Liberty Policy Director Gareth Crossman said:


"The Extradition Act 2003 undermines longstanding safeguards against unfair removal and unfortunately appears to be more about politics than law.”


Liberty Press Office on 0207 378 3656 or 0797 3 831 128


NOTES TO EDITORS


In October 2006, Liberty, the CBI, the Institute of Directors, the Bar Human Rights Council, Justice, Gareth Peirce and others unsuccessfully sought Parliamentary support for a law to provide greater protection for British citizens who may be extradited to face criminal charges abroad.


Liberty intervened in the case Government of the United States of America v Bermingham, Mulgrew and Darby, to argue that removal to the United States would engage Article 8 of the Human Rights Act which protects the right to respect for a private and family life. Liberty argued that the interference with family life caused by removal to the United States must be disproportionate if shown to be unnecessary through the ability to dispose of the case to the United Kingdom. The three were sent to the USA in July 2006.


Home Office statistics show that the US government has made 47 extradition requests since January 2004. The UK government has made 12 such requests of the US.


Liberty Briefing- The Extradition Treaty 2003:

The UK's extradition laws have been radically overhauled in recent years. The Extradition Act 2003 created a system of fast track processing of extradition applications. This means that British citizens can be removed from the UK to many jurisdictions without the need for a court to hear that there is any evidence against them. The United States is one country where the fast track process has been introduced. However, Liberty does not think that debate over extradition should focus on the US and the non reciprocal nature of our extradition procedures as this might allow principled debate to be construed as anti Americanism. In any case, summary extradition should not take place from any state.

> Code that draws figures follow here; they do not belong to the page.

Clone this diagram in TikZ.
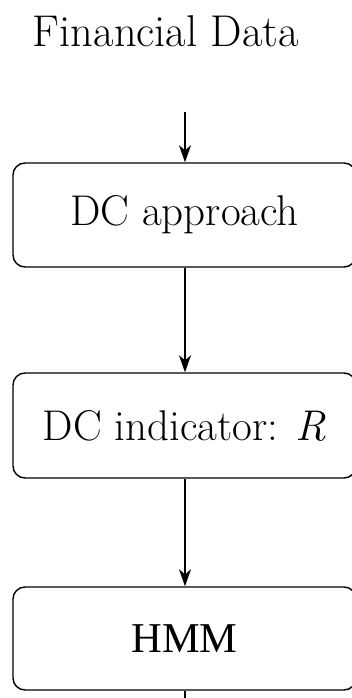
\documentclass[tikz,border=0pt]{standalone}
\usepackage{fontspec}
\newfontfamily\timesfont{Liberation Serif}
\usetikzlibrary{arrows.meta}
\begin{document}
\begin{tikzpicture}[x=1pt,y=-1pt,
  procbox/.style={draw, line width=1.4pt, rounded corners=12pt,
    minimum width=343pt, minimum height=104pt, inner sep=0pt,
    font=\fontsize{43}{51}\selectfont},
  flow/.style={line width=1.4pt, -{Stealth[length=17pt,width=12pt,inset=5pt]}}]
\useasboundingbox (0,0) rectangle (352,698);
\node[anchor=base, font=\fontsize{44.5}{53}\selectfont, inner sep=0pt] (title) at (166,47) {Financial Data};
\coordinate (in) at (185,112);
\node[procbox] (dc) at (184.5,215) {DC approach};
\node[procbox, minimum height=105pt] (ind) at (184.5,425.5) {DC indicator: \textit{R}};
\node[procbox, minimum height=103pt, font=\fontsize{42.5}{51}\timesfont] (hmm) at (184.5,638.5) {HMM};
\coordinate (out) at (185,705);
\draw[flow] (in) -- (in |- dc.north);
\draw[flow] (in |- dc.south) -- (in |- ind.north);
\draw[flow] (in |- ind.south) -- (in |- hmm.north);
\draw[line width=1.4pt] (in |- hmm.south) -- (out);
\end{tikzpicture}
\end{document}
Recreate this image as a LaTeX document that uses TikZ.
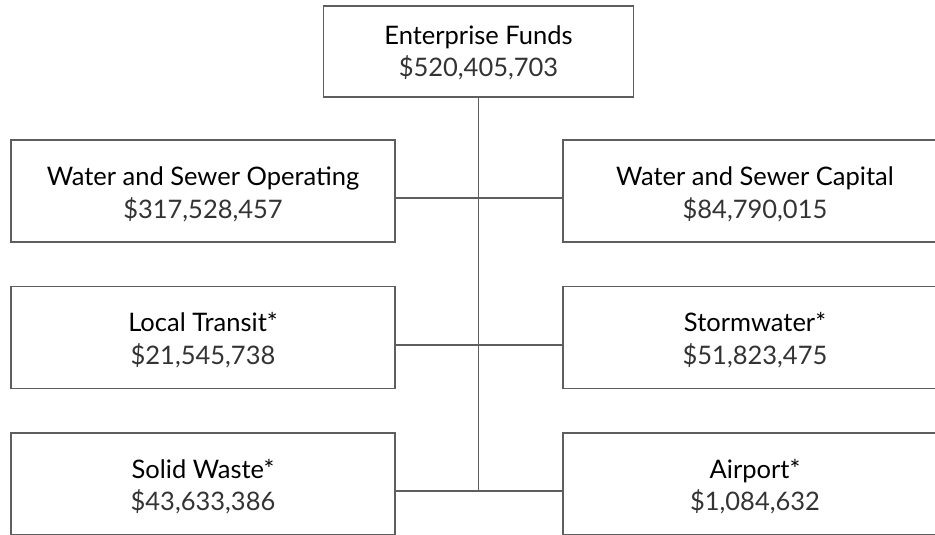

Liberty does not believe anyone should be removed from the United Kingdom without a British Court being satisfied that there is evidence. When Liberty argued this during the passage of the Extradition Bill the government responded that the removal of safeguard would be balanced by the introduction of a protection that no-one would be removed from the UK if doing so would breach their human rights.


When extradition proceeding were taken against the Natwest 3, Liberty intervened in the High Court. We argued that this human rights protection meant that if a case could be tried in the United Kingdom, it would breach rights to a family life if someone were taken overseas. No-one should face the prospects of being held in an overseas prison awaiting trial, away from family and friends, if they can face trial in the UK. The growing international and multi-jurisdictional nature of the criminal law means that cases of this type will become increasing common.


Liberty also argued that the positive duties imposed by the Human Rights Act 1998 should require the prosecuting authorities to take steps to see if prosecution were possible. We do not believe that nearly enough has been done to bring proceedings against the Natwest 3. Writing in the Financial Times on 10 July 2006 Baroness Scotland said 'It is for the prosecuting authorities to consider whether a case should be heard in the UK.' Liberty would argue that when a failure to do so will result in a person instead facing trial on the other side of the world, the state should do more than 'consider' but take positive steps to see if prosecution is possible. Liberty would also remind Parliamentarians that when considering criminal charges, the UK prosecuting authorities need to consider not only the evidence, but also the public interest. There appears to be no public interest test in relation to extradition.


Unfortunately the case is not proceeding to the Appellate Committee of the House of Lords which means that there will not be an opportunity to put forward these arguments.


Parliament urgently needs to review the grounds for permitting extradition and the protections against unfair extradition. In particular there is a need to address


The lack of evidence needed to permit extradition
The lack of an obligation in domestic law requiring a case to be heard in the UK if possible.